Keith Williams delivering guest lecture at Anglia Ruskin University School of Architecture 21 January 2025

21 January 2025 : Keith Williams gives invited lecture at Anglia Ruskin University School of Architecture

Keith kicked off 2025 with a lecture on the work of his studio at the School of Architecture and Planning, Anglia Ruskin University.

Having been an external examiner in recent years to the School in Chelmsford, Essex, Keith was delighted to have been asked to return to speak on his work and share his thoughts and theories with the students and academic staff.
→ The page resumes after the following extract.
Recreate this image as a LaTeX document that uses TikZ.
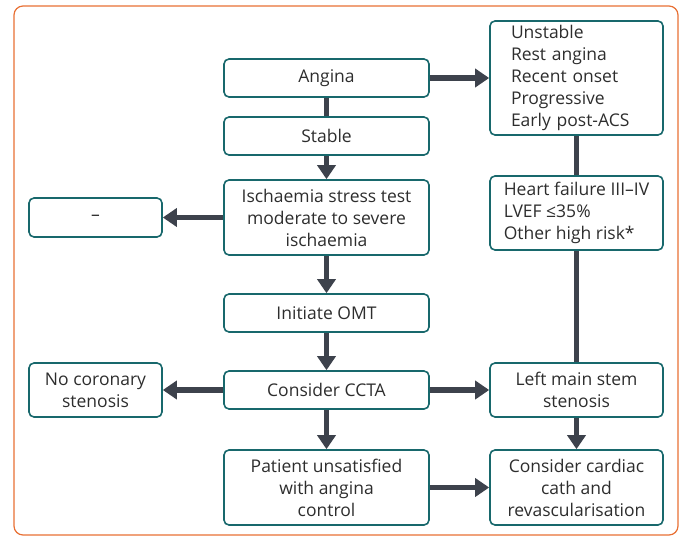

The school’s architectural staff in attendance included Head of School Dr Maria Vogiatzaki, who introduced Keith along with Alastair Barr, Dr Ana Cocho-Bermejo,Dr Giacomo Damiani and Howard Gilby.

Entitled Architecture of the Specific, Keith explored the  fundamental principles that have guided his work over his career,

He spoke on some of the firm’s key projects including Athlone Civic Centre,  the Unicorn Theatre, the National Opera House, Wexford, Ireland, the Marlowe Theatre, Canterbury, Lloydminster Cultural and Science Centre, Canada,  the upgrades that he is planning to the Spence Quarter at the University of Sussex, and the recently completed DeValera Library and Súil Art Gallery in Ennis, Ireland.

He expounded upon key motivations saying that “our architecture centres on the interplay of space, light, form and material coupled with careful consideration for scale, history and context. I am very concerned with the way in which people experience architecture and process through my buildings. I try to make buildings that achieve an aesthetic balance between the contemporary, the visionary and that which exists and I am very concerned with the way in which people experience architecture and process through my buildings”

Keith closed the lecture with reference to one of his overarching observations….‘In architecture there is a part that is logical, pragmatic, reasoned, and there is a part that emerges from the sensual and the aesthetic. Without a fusion of these opposing principles it seems unlikely that great architecture can ever be made.’

Delighted at the turnout with virtually the whole undergraduate school wedged into the design studio for the lecture, with students sat on the floor, perched on layout tables and sharing chairs, Keith was left to muse that perhaps the school might need access to a larger lecture theatre on such occasions.